What needs to be done: Copy each line of the entries that contains the word "code".

Data excerpts:
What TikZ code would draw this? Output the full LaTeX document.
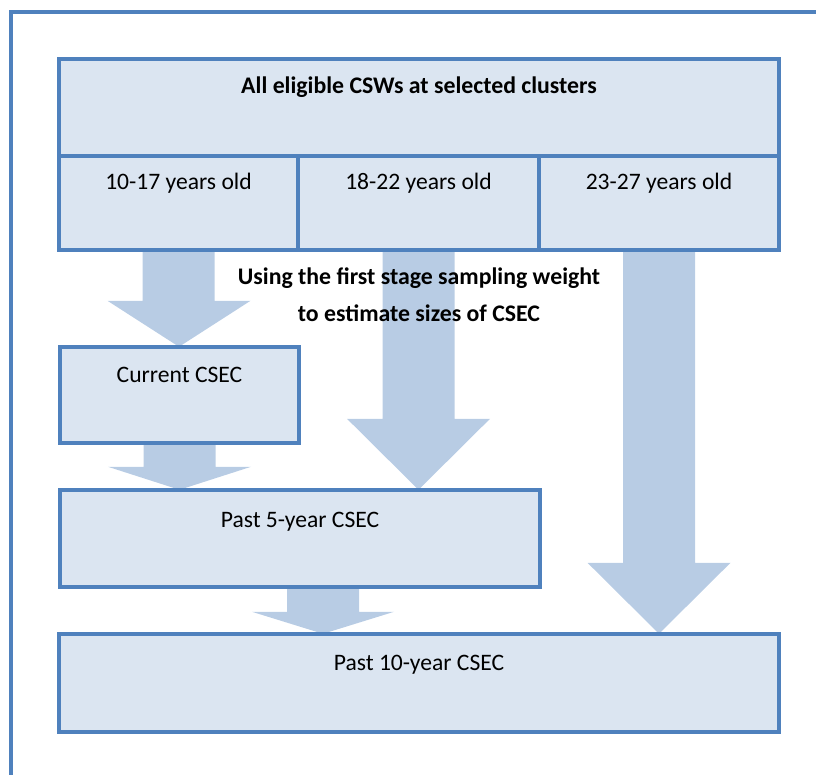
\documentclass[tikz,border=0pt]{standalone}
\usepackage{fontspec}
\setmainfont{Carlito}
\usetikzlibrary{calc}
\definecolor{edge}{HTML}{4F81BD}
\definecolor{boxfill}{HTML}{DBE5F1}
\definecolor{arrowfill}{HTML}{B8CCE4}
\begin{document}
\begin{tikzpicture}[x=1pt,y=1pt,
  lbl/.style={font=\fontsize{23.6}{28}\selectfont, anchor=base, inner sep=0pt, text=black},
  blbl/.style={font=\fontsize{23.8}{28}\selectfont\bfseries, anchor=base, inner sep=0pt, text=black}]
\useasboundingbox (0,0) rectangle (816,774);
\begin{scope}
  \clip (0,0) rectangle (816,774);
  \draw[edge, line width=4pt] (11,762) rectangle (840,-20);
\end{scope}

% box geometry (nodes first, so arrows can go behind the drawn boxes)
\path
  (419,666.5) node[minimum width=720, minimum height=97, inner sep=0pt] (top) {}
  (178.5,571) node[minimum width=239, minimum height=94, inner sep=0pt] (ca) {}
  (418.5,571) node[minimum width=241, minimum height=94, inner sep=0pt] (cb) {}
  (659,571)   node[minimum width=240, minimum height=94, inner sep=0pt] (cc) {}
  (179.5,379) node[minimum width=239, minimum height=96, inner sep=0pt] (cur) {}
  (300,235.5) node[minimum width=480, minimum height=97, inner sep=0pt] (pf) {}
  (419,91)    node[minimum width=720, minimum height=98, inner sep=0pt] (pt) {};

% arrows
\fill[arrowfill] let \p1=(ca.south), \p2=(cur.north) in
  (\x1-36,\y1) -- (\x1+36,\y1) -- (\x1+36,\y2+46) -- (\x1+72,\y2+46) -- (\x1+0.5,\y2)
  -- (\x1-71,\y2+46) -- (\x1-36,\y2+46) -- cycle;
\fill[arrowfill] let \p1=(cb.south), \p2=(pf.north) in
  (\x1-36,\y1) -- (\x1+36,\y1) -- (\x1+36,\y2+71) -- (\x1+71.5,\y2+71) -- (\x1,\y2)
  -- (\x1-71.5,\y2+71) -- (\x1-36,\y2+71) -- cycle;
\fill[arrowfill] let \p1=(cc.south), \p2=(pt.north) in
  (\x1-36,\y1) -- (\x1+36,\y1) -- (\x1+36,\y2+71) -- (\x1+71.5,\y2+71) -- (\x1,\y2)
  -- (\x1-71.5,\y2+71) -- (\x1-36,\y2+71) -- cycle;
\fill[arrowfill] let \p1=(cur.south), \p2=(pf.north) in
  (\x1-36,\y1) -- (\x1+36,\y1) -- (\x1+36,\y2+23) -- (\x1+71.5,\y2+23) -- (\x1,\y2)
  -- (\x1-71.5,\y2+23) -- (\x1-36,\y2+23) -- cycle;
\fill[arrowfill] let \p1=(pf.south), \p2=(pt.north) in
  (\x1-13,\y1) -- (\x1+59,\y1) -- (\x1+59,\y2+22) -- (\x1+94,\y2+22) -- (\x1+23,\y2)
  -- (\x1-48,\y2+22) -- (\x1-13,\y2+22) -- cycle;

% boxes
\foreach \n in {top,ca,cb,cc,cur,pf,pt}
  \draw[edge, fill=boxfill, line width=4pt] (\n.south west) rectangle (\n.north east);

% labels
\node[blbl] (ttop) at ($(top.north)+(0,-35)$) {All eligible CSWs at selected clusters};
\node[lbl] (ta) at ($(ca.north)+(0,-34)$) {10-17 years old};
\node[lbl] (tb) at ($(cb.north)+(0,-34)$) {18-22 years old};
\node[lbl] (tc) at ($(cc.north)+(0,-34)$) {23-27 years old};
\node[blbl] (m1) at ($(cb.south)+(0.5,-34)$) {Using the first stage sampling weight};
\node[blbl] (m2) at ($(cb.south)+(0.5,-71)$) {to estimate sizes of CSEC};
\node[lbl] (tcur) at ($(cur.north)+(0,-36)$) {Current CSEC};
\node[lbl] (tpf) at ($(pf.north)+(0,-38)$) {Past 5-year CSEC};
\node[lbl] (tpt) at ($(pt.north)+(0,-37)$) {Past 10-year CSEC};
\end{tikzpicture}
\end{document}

==

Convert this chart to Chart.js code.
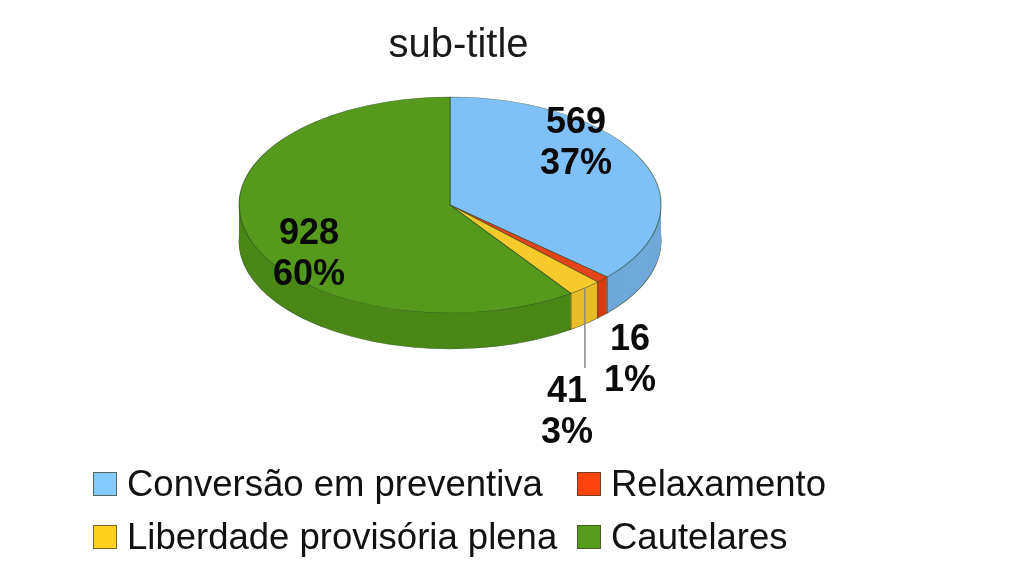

Response for this exercise:
What TikZ code would draw this? Output the full LaTeX document.
Convert this chart to Chart.js code.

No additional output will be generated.